Mas antes é preciso referir que na Idade Média havia principalmente quatro tendências estéticas de focalizar a Beleza, influenciadas pela filosofia platónica como ponto de partida. A primeira afirmava que a beleza visível ou sensível (a que entra pelos nossos sentidos) carecia de todo valor, em comparação com a Beleza infinita e invisível (Deus). Frente a esta, a outra devia ser ignorada. A segunda, de influência plotiniana, afirmava que, apesar de tudo, a beleza visível tinha um certo valor, já que era um reflexo da invisível. Tinha, portanto, um valor relativo e limitado, mas um valor, ainda que limitado. A terceira considerava que a beleza sensível ou visível tinha o grande valor de ser um símbolo da Beleza invisível. Finalmente, a quarta, acreditava que a beleza sensível tinha valor em si própria, independentemente da sua relação com a Beleza invisível (algo que encaixaria com a visão moderna da Estética)[1].

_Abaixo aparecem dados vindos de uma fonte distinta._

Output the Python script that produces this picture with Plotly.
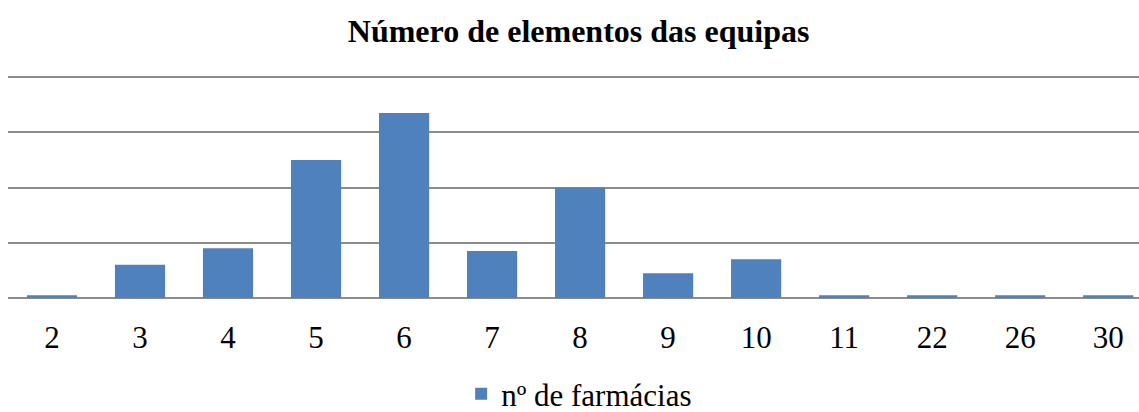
import plotly.graph_objects as go

categories = ["2", "3", "4", "5", "6", "7", "8", "9", "10", "11", "22", "26", "30"]
farmacias = [1, 12, 18, 50, 67, 17, 40, 9, 14, 1, 1, 1, 1]
y_ticks = [0, 20, 40, 60, 80]

SERIF = "Liberation Serif, Times New Roman, serif"

fig = go.Figure()
fig.add_trace(go.Bar(
    x=categories, y=farmacias, name="nº de farmácias",
    marker=dict(color="#4F81BD", line=dict(width=0)),
))

fig.update_layout(
    width=1139, height=412,
    margin=dict(l=8, r=0, t=73, b=114, autoexpand=False),
    paper_bgcolor="white", plot_bgcolor="white",
    bargap=0.43,
    title=dict(text="<b>Número de elementos das equipas</b>", x=0.508, xanchor="center",
               y=1 - 31/412, yanchor="middle", yref="container",
               font=dict(family=SERIF, size=32, color="black")),
    font=dict(family=SERIF, size=31, color="black"),
    showlegend=True,
    legend=dict(orientation="h", x=0.505, xanchor="center",
                y=1 - 394/412, yanchor="middle", yref="container",
                font=dict(family=SERIF, size=31, color="black"), itemwidth=30),
    xaxis=dict(type="category", range=[-0.5, 12.35], showgrid=False, showline=False,
               ticks="", ticklabelstandoff=18, tickfont=dict(family=SERIF, size=31),
               automargin=False),
    yaxis=dict(range=[0, 225 / (221 / 80)], tickvals=y_ticks, showticklabels=False, showgrid=True,
               gridcolor="#8C8C8C", gridwidth=1.5, zeroline=True, zerolinecolor="#8C8C8C",
               zerolinewidth=1.5, showline=False, automargin=False),
)

fig.write_html("out.html", config={"displayModeBar": False},
               post_script="document.body.style.margin='0';")
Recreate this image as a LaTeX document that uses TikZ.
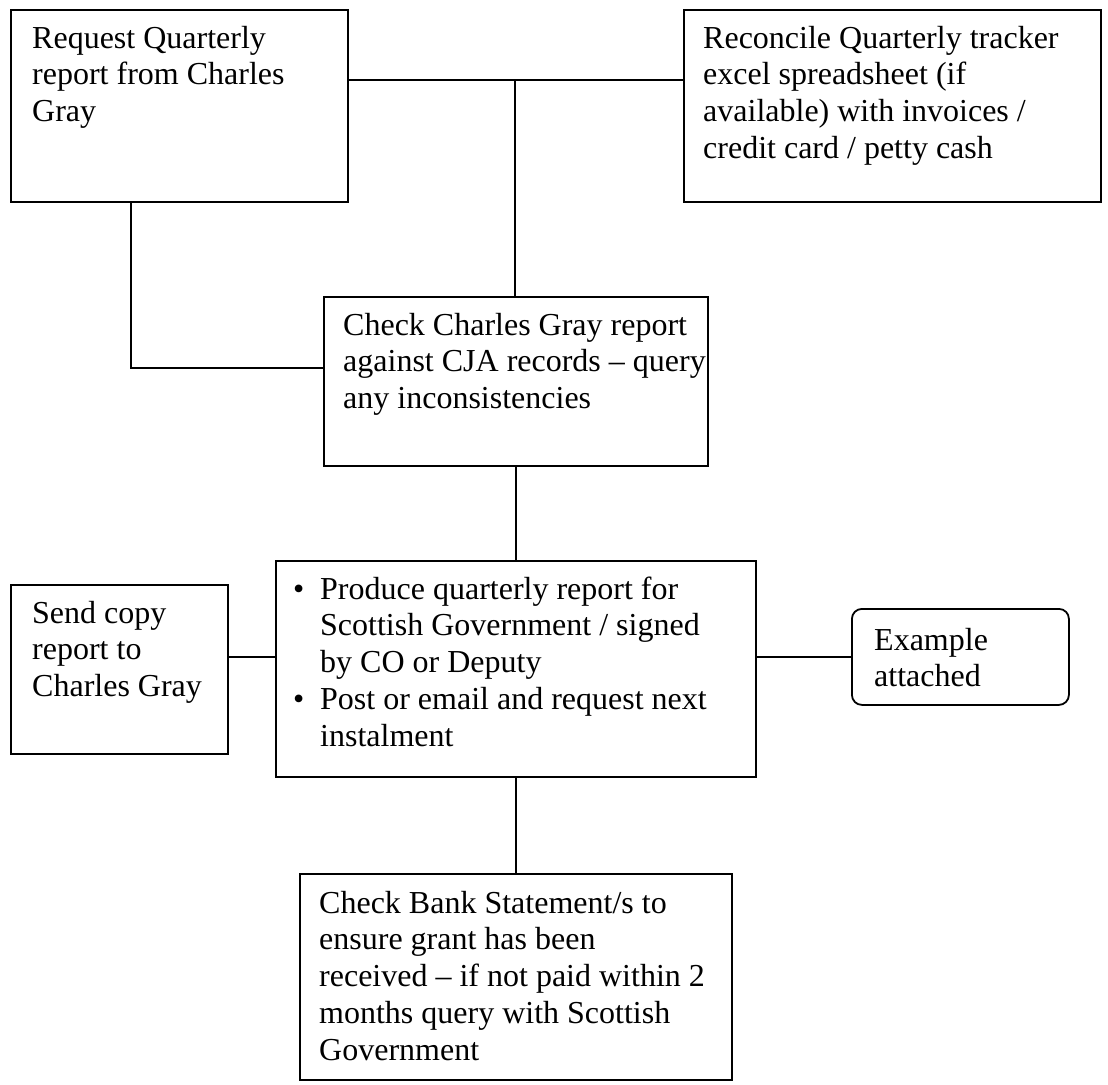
\documentclass[tikz,border=0pt]{standalone}
\usepackage{fontspec}
\setmainfont{Liberation Serif}
\usetikzlibrary{calc}
\newcommand\boxtext[1]{\parbox[t]{600pt}{\fontsize{32}{36.8}\selectfont\raggedright #1}}
\begin{document}
\begin{tikzpicture}[x=1pt,y=-1pt,
  box/.style={draw, line width=1.8pt, inner sep=0pt, anchor=north west},
  txt/.style={anchor=base west, inner sep=0pt},
  conn/.style={line width=1.8pt}]
\useasboundingbox[fill=white] (0,0) rectangle (1108,1084);
% boxes
\node[box, minimum width=337pt, minimum height=192pt] (b1) at (10,9) {};
\node[box, minimum width=417pt, minimum height=192pt] (b2) at (683,9) {};
\node[box, minimum width=384pt, minimum height=169pt] (b3) at (323,296) {};
\node[box, minimum width=480pt, minimum height=216pt] (b4) at (275,560) {};
\node[box, minimum width=217pt, minimum height=169pt] (b6) at (10,584) {};
\node[box, rounded corners=10pt, minimum width=217pt, minimum height=96pt] (b7) at (851,608) {};
\node[box, minimum width=432pt, minimum height=206pt] (b5) at (299,873) {};
% texts
\node[txt] (t1) at (32,48) {\boxtext{Request Quarterly\\report from Charles\\Gray}};
\node[txt] (t2) at (703,48) {\boxtext{Reconcile Quarterly tracker\\excel spreadsheet (if\\available) with invoices /\\credit card / petty cash}};
\node[txt] (t3) at (343,335) {\boxtext{Check Charles Gray report\\against CJA records – query\\any inconsistencies}};
\node[txt] (t4) at (293,599) {\boxtext{\makebox[27pt][l]{\textbullet}Produce quarterly report for\\
\hspace*{27pt}Scottish Government / signed\\
\hspace*{27pt}by CO or Deputy\\
\makebox[27pt][l]{\textbullet}Post or email and request next\\
\hspace*{27pt}instalment}};
\node[txt] (t6) at (32,623) {\boxtext{Send copy\\report to\\Charles Gray}};
\node[txt] (t7) at (874,650) {\boxtext{Example\\attached}};
\node[txt] (t5) at (319,913) {\boxtext{Check Bank Statement/s to\\ensure grant has been\\received – if not paid within 2\\months query with Scottish\\Government}};
% connectors
\coordinate (j1) at (515,80);
\coordinate (j2) at (131,368);
\coordinate (j3) at (0,657);
\draw[conn] (b1.east |- j1) -- (b2.west |- j1);
\draw[conn] (j1) -- (j1 |- b3.north);
\draw[conn] (b1.south -| j2) -- (j2) -- (b3.west |- j2);
\draw[conn] (b3.south) -- (b4.north);
\draw[conn] (b4.west |- j3) -- (b6.east |- j3);
\draw[conn] (b4.east |- j3) -- (b7.west |- j3);
\draw[conn] (b4.south) -- (b5.north);
\end{tikzpicture}
\end{document}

Pessoalmente, até poderíamos dizer que estas diferentes conceções estéticas poderiam ser formuladas igualmente como uma série de etapas de desenvolvimento do pensamento estético da própria Humanidade ocidental (e não só).

Quanto a São Boaventura acredito que seria o terceiro tipo de hermenêutica estética a que mais encaixaria no seu pensamento. A beleza visível é o começo de um ascenso onto-axiológico que leva o ser humano até ao encontro com a sua Fonte Última. É uma catarse ontológica (ser) ao mesmo tempo que axiológica (valor). Neste “itinerário do espírito para Deus” as coisas podem sofrer uma tripla consideração ascensional “in crescendo”: desde ser “umbra” (“sombra”) com respeito à sua Fonte Divina, até ser vestigia (sinais), e, finalmente, imagines (imagens) da própria Divindade. E, aspeto este importante, tanto a nível do macrocosmos como do microcosmo.

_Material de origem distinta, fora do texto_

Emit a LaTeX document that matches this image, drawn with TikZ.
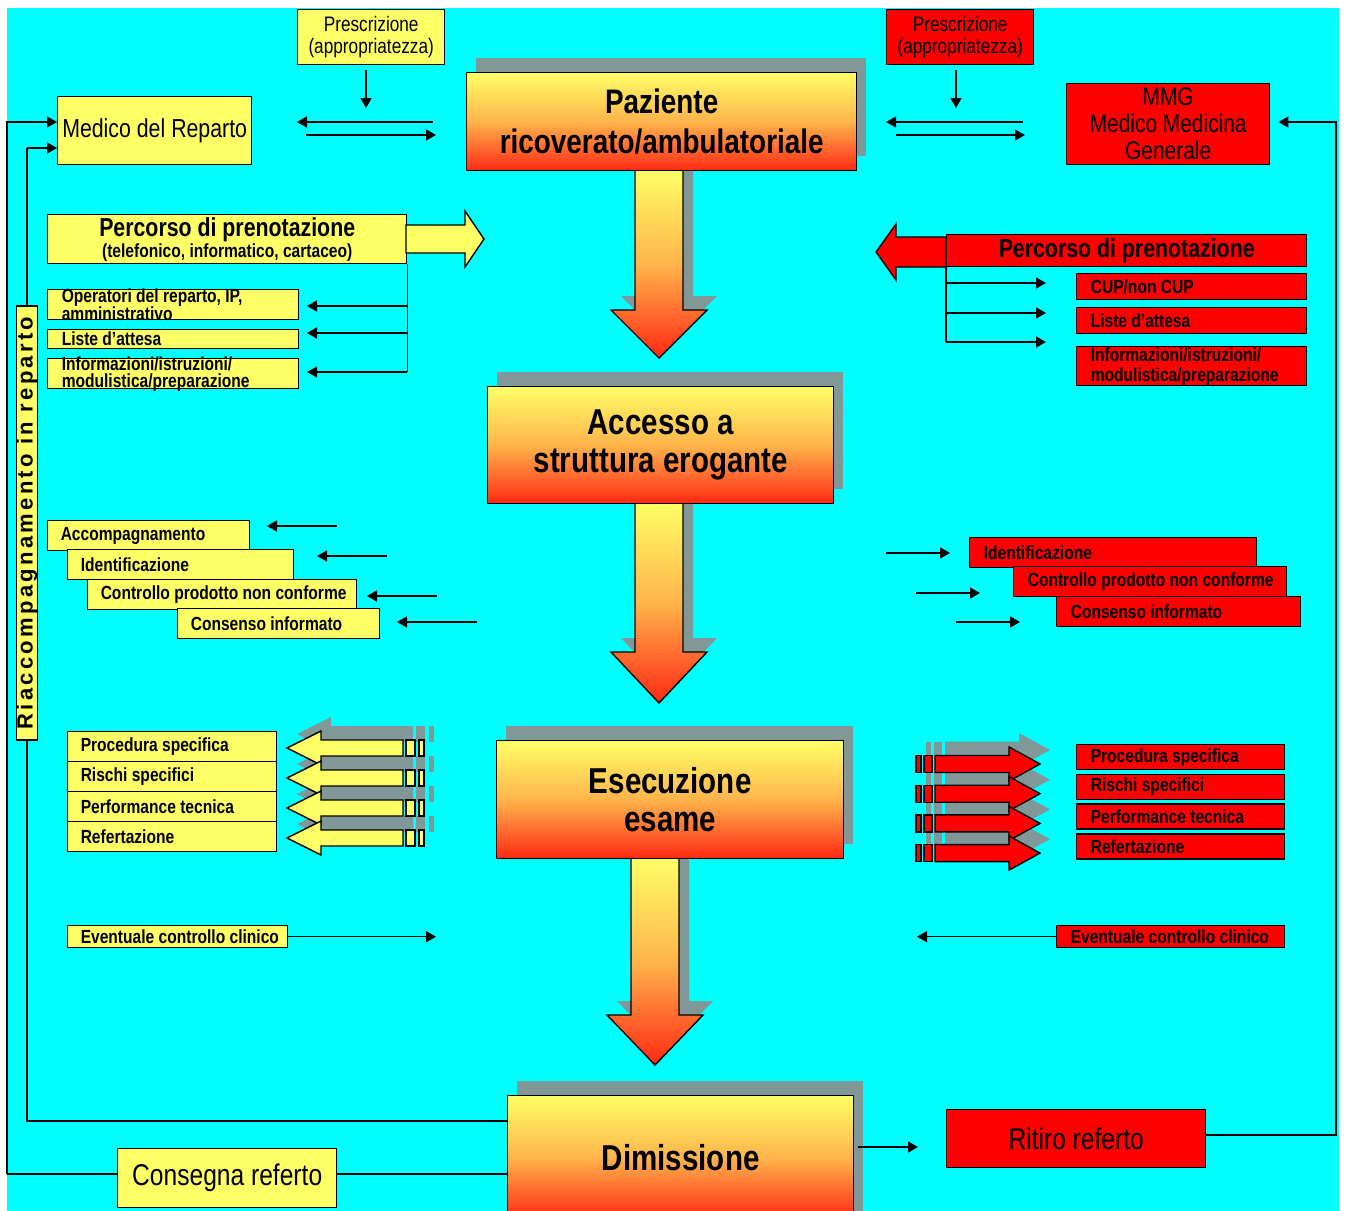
\documentclass[tikz,border=0pt]{standalone}
\usepackage{fontspec}
\setmainfont[FakeStretch=0.82]{Liberation Sans}
\newfontfamily\spaziata[LetterSpace=15]{Liberation Sans}
\usetikzlibrary{arrows.meta,positioning,calc}

\definecolor{sfondo}{RGB}{0,255,255}
\definecolor{giallo}{RGB}{255,255,102}
\definecolor{rosso}{RGB}{255,0,0}
\definecolor{gradtop}{RGB}{255,255,102}
\definecolor{gradmid}{RGB}{255,180,75}
\definecolor{gradbot}{RGB}{255,40,20}
\definecolor{ombragrigia}{RGB}{128,152,152}

\newcommand{\fsz}[2]{\fontsize{#1}{#2}\selectfont}

\tikzset{
  casella/.style={draw, line width=1.4pt, inner sep=0pt, anchor=north west, align=center},
  gialla/.style={casella, fill=giallo},
  rossa/.style={casella, fill=rosso},
  sfumata/.style={casella, top color=gradtop, bottom color=gradbot, middle color=gradmid},
  ombra/.style={fill=ombragrigia},
  testo/.style={anchor=west, inner sep=0pt, align=left},
}

\begin{document}
\begin{tikzpicture}[x=1pt,y=-1pt,line width=1.5pt,>={Triangle[length=10pt,width=11pt]}]
  \useasboundingbox (0,0) rectangle (1345,1211);
  \fill[white] (0,0) rectangle (1345,1211);
  \fill[sfondo] (7,8) rectangle (1339,1211);

  %Free ends of connectors
  \coordinate (pLb) at (366,108);  \coordinate (pRb) at (956,108);
  \coordinate (mLa) at (433,122);  \coordinate (mLb) at (297,122);
  \coordinate (mLc) at (306,135);  \coordinate (mLd) at (436,135);
  \coordinate (mRa) at (1023,122); \coordinate (mRb) at (886,122);
  \coordinate (mRc) at (896,135);  \coordinate (mRd) at (1025,135);
  \coordinate (opT) at (307,306);  \coordinate (lisT) at (307,333);  \coordinate (infT) at (307,372);
  \coordinate (cupT) at (1046,283); \coordinate (lisRT) at (1046,313); \coordinate (infRT) at (1046,342);
  \coordinate (loopA) at (7,1174);  \coordinate (loopA2) at (7,122);
  \coordinate (loopB) at (27,1121); \coordinate (loopB2) at (27,148);
  \coordinate (loopC) at (1336,1135); \coordinate (loopC2) at (1336,122);
  \coordinate (dimR) at (918,1147);
  \coordinate (evLT) at (436,938); \coordinate (evRT) at (917,938);

  %Draw shadows
  \begin{scope}[shift={(10,-14)}]
    \fill[ombra] (466,72) rectangle +(390,98);
    \fill[ombra] (487,386) rectangle +(346,117);
    \fill[ombra] (496,740) rectangle +(347,118);
    \fill[ombra] (507,1095) rectangle +(346,130);
    \foreach \xc/\yt/\yb/\yp in {659/170/310/358, 659/503/652/703, 655/858/1015/1065}
      \fill[ombra] (\xc-24,\yt) -- (\xc+24,\yt) -- (\xc+24,\yb) -- (\xc+48,\yb) -- (\xc,\yp)
        -- (\xc-48,\yb) -- (\xc-24,\yb) -- cycle;
    \foreach \i in {0,...,3} {
      \pgfmathsetmacro{\yc}{748+30*\i}
      \fill[ombra] (287,\yc) -- (321,\yc-17) -- (321,\yc-8) -- (403,\yc-8) -- (403,\yc+8)
        -- (321,\yc+8) -- (321,\yc+17) -- cycle;
      \fill[ombra] (406,\yc-8) rectangle (415,\yc+8);
      \fill[ombra] (419,\yc-8) rectangle (424,\yc+8);
      \pgfmathsetmacro{\yr}{764+29.7*\i}
      \fill[ombra] (1040,\yr) -- (1009,\yr-17) -- (1009,\yr-8.5) -- (935,\yr-8.5) -- (935,\yr+8.5)
        -- (1009,\yr+8.5) -- (1009,\yr+17) -- cycle;
      \fill[ombra] (916,\yr-8.5) rectangle (921,\yr+8.5);
      \fill[ombra] (924,\yr-8.5) rectangle (932,\yr+8.5);
    }
  \end{scope}

  %Draw big down arrows
  \foreach \xc/\yt/\yb/\yp in {659/170/310/358, 659/503/652/703, 655/858/1015/1065}
    \draw[line width=1.4pt, top color=gradtop, bottom color=gradbot, middle color=gradmid]
      (\xc-24,\yt) -- (\xc+24,\yt) -- (\xc+24,\yb) -- (\xc+48,\yb) -- (\xc,\yp)
      -- (\xc-48,\yb) -- (\xc-24,\yb) -- cycle;

  %Main boxes
  \node[gialla, minimum width=147pt, minimum height=55pt, font=\fsz{21}{22}] (prescL) at (297,9) {Prescrizione\\(appropriatezza)};
  \node[rossa, minimum width=147pt, minimum height=55pt, font=\fsz{21}{22}] (prescR) at (886,9) {Prescrizione\\(appropriatezza)};
  \node[gialla, minimum width=194pt, minimum height=68pt, font=\fsz{26}{28}] (medico) at (57,96) {Medico del Reparto};
  \node[rossa, minimum width=203pt, minimum height=81pt, font=\fsz{25.5}{27}] (mmg) at (1066,83) {MMG\\Medico Medicina\\Generale};
  \node[sfumata, minimum width=390pt, minimum height=98pt, font=\bfseries\fsz{34}{40}] (paziente) at (466,72) {Paziente\\ricoverato/ambulatoriale};
  \node[sfumata, minimum width=346pt, minimum height=117pt, font=\bfseries\fsz{36}{38}] (accesso) at (487,386) {Accesso a\\struttura erogante};
  \node[sfumata, minimum width=347pt, minimum height=118pt, font=\bfseries\fsz{36}{38}] (esecuzione) at (496,740) {Esecuzione\\esame};
  \node[sfumata, minimum width=346pt, minimum height=124pt, font=\bfseries\fsz{36}{38}] (dimissione) at (507,1095) {Dimissione};
  \node[rossa, minimum width=259pt, minimum height=58pt, font=\fsz{30}{32}] (ritiro) at (946,1109) {Ritiro referto};

  %Loops back to the doctors
  \draw (dimissione.west |- loopA) -- (loopA);
  \draw[->] (loopA) -- (loopA2) -- (medico.west |- loopA2);
  \draw (dimissione.west |- loopB) -- (loopB) -- (loopB2);
  \draw[->] (loopB2) -- (medico.west |- loopB2);
  \draw[->, shorten >=8pt] (ritiro.east |- loopC) -- (loopC) -- (loopC2) -- (mmg.east |- loopC2);
  \node[gialla, minimum width=219pt, minimum height=59pt, font=\fsz{30}{32}] (consegna) at (117,1148) {Consegna referto};
  \node[gialla, rotate=90, anchor=center, minimum width=434pt, minimum height=20pt,
        font=\spaziata\bfseries\fsz{22}{22}] (riacc) at (27,523) {Riaccompagnamento in reparto};

  %Booking paths
  \node[gialla, minimum width=359pt, minimum height=49pt, font=\bfseries\fsz{19}{21}] (percL) at (47,214)
    {{\fsz{26}{21}Percorso di prenotazione}\\(telefonico, informatico, cartaceo)};
  \draw[line width=1.4pt, fill=giallo] (406,225) -- (465,225) -- (465,211) -- (484,239) -- (465,267) -- (465,253) -- (406,253) -- cycle;
  \node[rossa, minimum width=360pt, minimum height=32pt, font=\bfseries\fsz{26}{28}] (percR) at (946,234) {Percorso di prenotazione};
  \draw[line width=1.4pt, fill=rosso] (946,237) -- (896,237) -- (896,224) -- (876,252) -- (896,280) -- (896,267) -- (946,267) -- cycle;

  \foreach \n/\y/\h/\t in {opL/289/30/{Operatori del reparto, IP,\\amministrativo}, lisL/329/19/{Liste d’attesa},
      infL/358/30/{Informazioni/istruzioni/\\modulistica/preparazione}} {
    \node[gialla, minimum width=251pt, minimum height=\h pt] (\n) at (47,\y) {};
    \node[testo, font=\bfseries\fsz{19}{17}] (\n-t) at ([xshift=14pt]\n.west) {\t};
  }
  \foreach \n/\y/\h/\t in {cupR/273/26/{CUP/non CUP}, lisR/307/26/{Liste d’attesa},
      infR/346/39/{Informazioni/istruzioni/\\modulistica/preparazione}} {
    \node[rossa, minimum width=230pt, minimum height=\h pt] (\n) at (1076,\y) {};
    \node[testo, font=\bfseries\fsz{19}{20}] (\n-t) at ([xshift=14pt]\n.west) {\t};
  }
  \draw (percL.south east) -- (percL.south east |- infT);
  \foreach \c in {opT,lisT,infT} \draw[->] (percL.south east |- \c) -- (\c);
  \draw (percR.south west) -- (percR.south west |- infRT);
  \foreach \c in {cupT,lisRT,infRT} \draw[->] (percR.south west |- \c) -- (\c);

  %Prescription and exchange arrows
  \draw[->, shorten <=5pt] (prescL.south -| pLb) -- (pLb);
  \draw[->, shorten <=5pt] (prescR.south -| pRb) -- (pRb);
  \draw[->] (mLa) -- (mLb);  \draw[->] (mLc) -- (mLd);
  \draw[->] (mRa) -- (mRb);  \draw[->] (mRc) -- (mRd);

  %Staircases at the access
  \foreach \n/\x/\y/\w/\t in {accL/47/520/202/Accompagnamento, idL/67/549/226/Identificazione,
      ctrL/87/579/269/Controllo prodotto non conforme, conL/177/608/202/Consenso informato} {
    \node[gialla, minimum width=\w pt, minimum height=30pt] (\n) at (\x,\y) {};
    \node[testo, font=\bfseries\fsz{19}{20}] (\n-t) at ([xshift=13pt]\n.west) {\t};
  }
  \foreach \n/\x/\y/\w/\t in {idR/969/537/287/Identificazione,
      ctrR/1013/566/273/Controllo prodotto non conforme, conR/1056/596/244/Consenso informato} {
    \node[rossa, minimum width=\w pt, minimum height=30pt] (\n) at (\x,\y) {};
    \node[testo, font=\bfseries\fsz{19}{20}] (\n-t) at ([xshift=14pt]\n.west) {\t};
  }
  \foreach \n/\xa/\xb/\y in {sL1/337/267/526, sL2/387/317/556, sL3/437/367/596, sL4/477/397/622,
      sR1/886/950/553, sR2/916/980/593, sR3/956/1020/622} {
    \coordinate (\n-a) at (\xa,\y);  \coordinate (\n-b) at (\xb,\y);
    \draw[->] (\n-a) -- (\n-b);
  }

  %Lists at the exam
  \foreach \t [count=\i from 0] in {Procedura specifica, Rischi specifici, Performance tecnica, Refertazione} {
    \node[gialla, minimum width=209pt, minimum height=30pt] (esL\i) at (67,731+30*\i) {};
    \node[testo, font=\bfseries\fsz{19}{20}] (esL\i-t) at ([xshift=13pt]esL\i.west) {\t};
    \node[rossa, minimum width=208pt, minimum height=25pt] (esR\i) at (1076,744+29.7*\i) {};
    \node[testo, font=\bfseries\fsz{19}{20}] (esR\i-t) at ([xshift=14pt]esR\i.west) {\t};
  }
  \foreach \i in {0,...,3} {
    \pgfmathsetmacro{\yc}{748+30*\i}
    \draw[line width=1.4pt, fill=giallo] (287,\yc) -- (321,\yc-17) -- (321,\yc-8) -- (403,\yc-8) -- (403,\yc+8)
      -- (321,\yc+8) -- (321,\yc+17) -- cycle;
    \draw[line width=1.4pt, fill=giallo] (406,\yc-8) rectangle (415,\yc+8);
    \draw[line width=1.4pt, fill=giallo] (419,\yc-8) rectangle (424,\yc+8);
    \pgfmathsetmacro{\yr}{764+29.7*\i}
    \draw[line width=1.4pt, fill=rosso] (1040,\yr) -- (1009,\yr-17) -- (1009,\yr-8.5) -- (935,\yr-8.5) -- (935,\yr+8.5)
      -- (1009,\yr+8.5) -- (1009,\yr+17) -- cycle;
    \draw[line width=1.4pt, fill=rosso] (916,\yr-8.5) rectangle (921,\yr+8.5);
    \draw[line width=1.4pt, fill=rosso] (924,\yr-8.5) rectangle (932,\yr+8.5);
  }

  %Clinical check and report
  \node[gialla, minimum width=220pt, minimum height=22pt] (evL) at (67,925) {};
  \node[testo, font=\bfseries\fsz{19}{20}] (evL-t) at ([xshift=13pt]evL.west) {Eventuale controllo clinico};
  \node[rossa, minimum width=228pt, minimum height=22pt] (evR) at (1056,925) {};
  \node[testo, font=\bfseries\fsz{19}{20}] (evR-t) at ([xshift=14pt]evR.west) {Eventuale controllo clinico};
  \draw[->] (evL.east) -- (evL.east -| evLT);
  \draw[->] (evR.west) -- (evR.west -| evRT);
  \draw[->, shorten <=4pt] (dimissione.east |- dimR) -- (dimR);
\end{tikzpicture}
\end{document}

Ou seja, a Beleza (identificada aqui com o próprio Deus, pois para Boaventura Deus é Beleza) está tanto fora como dentro de nós próprios. Este caminho catártico (purificador) ou ascensional é um caminho libertador. Portanto, a beleza é uma possibilidade de libertação para o próprio ser humano. Experimentar a Beleza, vivenciá-la no seu mais profundo sentido, é um caminho de purificação existencial do ser humano. Mas ela é uma espécie de “mola”: impulsiona-nos a dar um salto para a verdadeira Realidade, Verdade, Beleza e Bem em-si que é o Divino e a não ficar apegad@s às meras aparências da beleza visível, sensível e perecível. É esta uma ideia de fundo do platonismo, com raízes no pitagorismo.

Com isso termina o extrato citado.